Exercise
Your output is the lines from the first one to the one containing "minimum width=491pt, minimum", repeated exactly, with images left out.

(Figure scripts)
-.-.-
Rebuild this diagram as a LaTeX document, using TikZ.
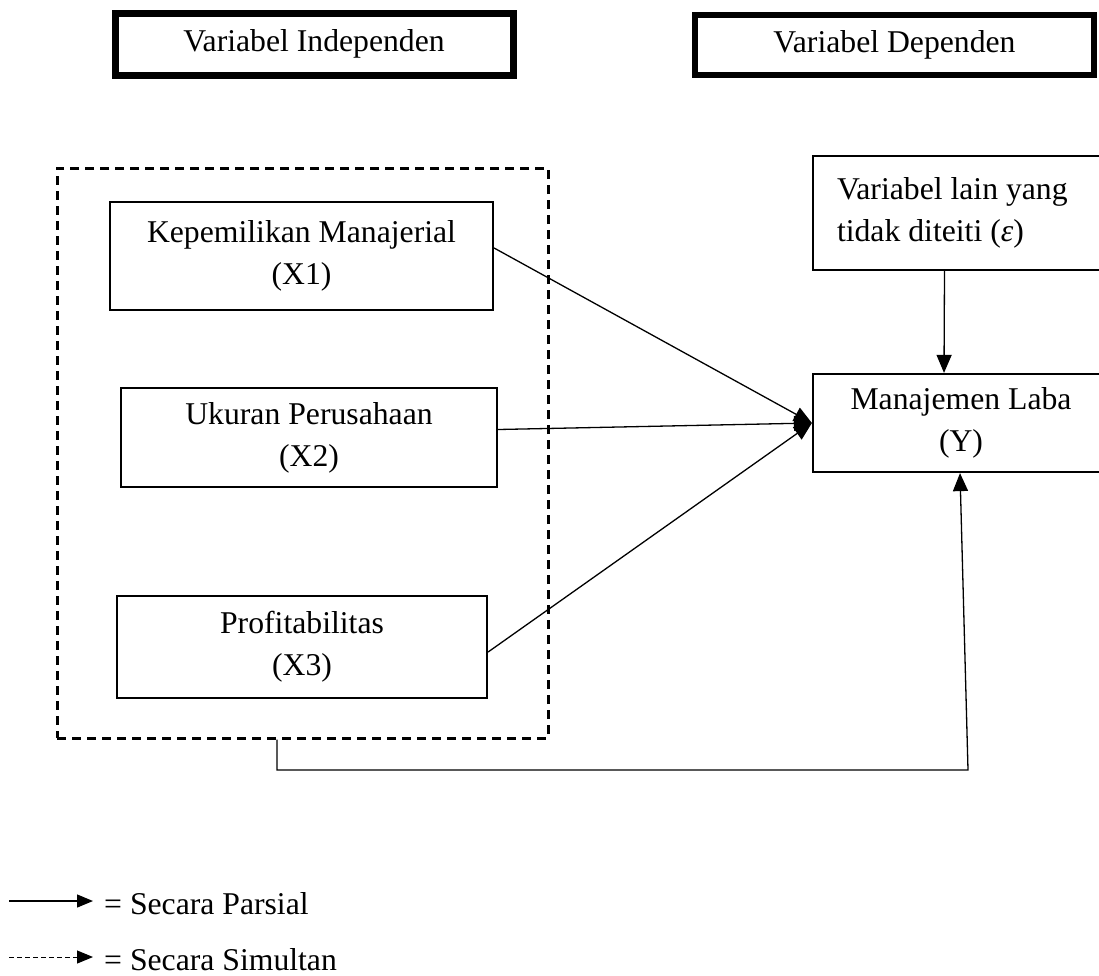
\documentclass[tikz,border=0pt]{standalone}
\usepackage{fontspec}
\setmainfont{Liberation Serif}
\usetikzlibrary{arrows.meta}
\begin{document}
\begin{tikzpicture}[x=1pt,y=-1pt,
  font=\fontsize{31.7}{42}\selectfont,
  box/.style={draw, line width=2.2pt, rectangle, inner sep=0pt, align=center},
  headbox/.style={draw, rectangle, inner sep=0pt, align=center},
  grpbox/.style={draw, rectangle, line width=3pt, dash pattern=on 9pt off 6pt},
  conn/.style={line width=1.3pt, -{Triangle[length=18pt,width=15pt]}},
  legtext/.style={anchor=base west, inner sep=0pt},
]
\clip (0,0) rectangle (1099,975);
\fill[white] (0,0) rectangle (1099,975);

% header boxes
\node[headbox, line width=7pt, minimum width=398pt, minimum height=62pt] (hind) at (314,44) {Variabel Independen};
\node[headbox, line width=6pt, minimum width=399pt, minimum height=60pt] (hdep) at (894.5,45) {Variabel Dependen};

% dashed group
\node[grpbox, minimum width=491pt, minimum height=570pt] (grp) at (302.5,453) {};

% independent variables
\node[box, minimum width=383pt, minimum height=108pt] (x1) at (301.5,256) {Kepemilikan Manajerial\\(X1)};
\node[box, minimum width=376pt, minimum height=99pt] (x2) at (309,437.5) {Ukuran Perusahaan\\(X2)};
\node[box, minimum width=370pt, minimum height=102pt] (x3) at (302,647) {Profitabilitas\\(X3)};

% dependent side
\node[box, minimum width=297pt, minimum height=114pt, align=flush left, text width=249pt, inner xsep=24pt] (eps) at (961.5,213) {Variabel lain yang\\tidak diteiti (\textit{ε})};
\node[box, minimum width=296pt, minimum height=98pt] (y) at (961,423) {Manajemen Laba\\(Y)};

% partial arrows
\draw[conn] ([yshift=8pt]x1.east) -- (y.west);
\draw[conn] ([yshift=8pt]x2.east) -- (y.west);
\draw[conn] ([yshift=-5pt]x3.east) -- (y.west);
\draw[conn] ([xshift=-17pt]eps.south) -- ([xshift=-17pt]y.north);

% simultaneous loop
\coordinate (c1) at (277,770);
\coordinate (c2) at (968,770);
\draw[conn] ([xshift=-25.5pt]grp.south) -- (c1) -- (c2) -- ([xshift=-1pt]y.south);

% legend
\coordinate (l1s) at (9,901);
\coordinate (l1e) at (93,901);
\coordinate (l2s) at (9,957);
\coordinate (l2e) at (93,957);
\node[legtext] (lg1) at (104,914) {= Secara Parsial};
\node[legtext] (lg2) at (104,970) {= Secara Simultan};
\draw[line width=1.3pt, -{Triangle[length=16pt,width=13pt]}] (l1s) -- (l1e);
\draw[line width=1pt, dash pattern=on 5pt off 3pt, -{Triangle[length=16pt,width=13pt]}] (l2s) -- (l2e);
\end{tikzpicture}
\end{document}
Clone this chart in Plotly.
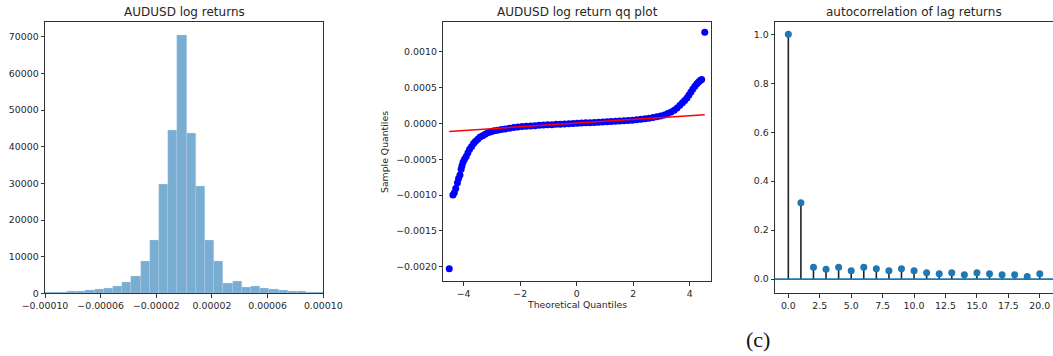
-.-.-
Finished exercise
Rebuild this diagram as a LaTeX document, using TikZ.
\documentclass[tikz,border=0pt]{standalone}
\usepackage{fontspec}
\setmainfont{Liberation Serif}
\usetikzlibrary{arrows.meta}
\begin{document}
\begin{tikzpicture}[x=1pt,y=-1pt,
  font=\fontsize{31.7}{42}\selectfont,
  box/.style={draw, line width=2.2pt, rectangle, inner sep=0pt, align=center},
  headbox/.style={draw, rectangle, inner sep=0pt, align=center},
  grpbox/.style={draw, rectangle, line width=3pt, dash pattern=on 9pt off 6pt},
  conn/.style={line width=1.3pt, -{Triangle[length=18pt,width=15pt]}},
  legtext/.style={anchor=base west, inner sep=0pt},
]
\clip (0,0) rectangle (1099,975);
\fill[white] (0,0) rectangle (1099,975);

% header boxes
\node[headbox, line width=7pt, minimum width=398pt, minimum height=62pt] (hind) at (314,44) {Variabel Independen};
\node[headbox, line width=6pt, minimum width=399pt, minimum height=60pt] (hdep) at (894.5,45) {Variabel Dependen};

% dashed group
\node[grpbox, minimum width=491pt, minimum height=570pt] (grp) at (302.5,453) {};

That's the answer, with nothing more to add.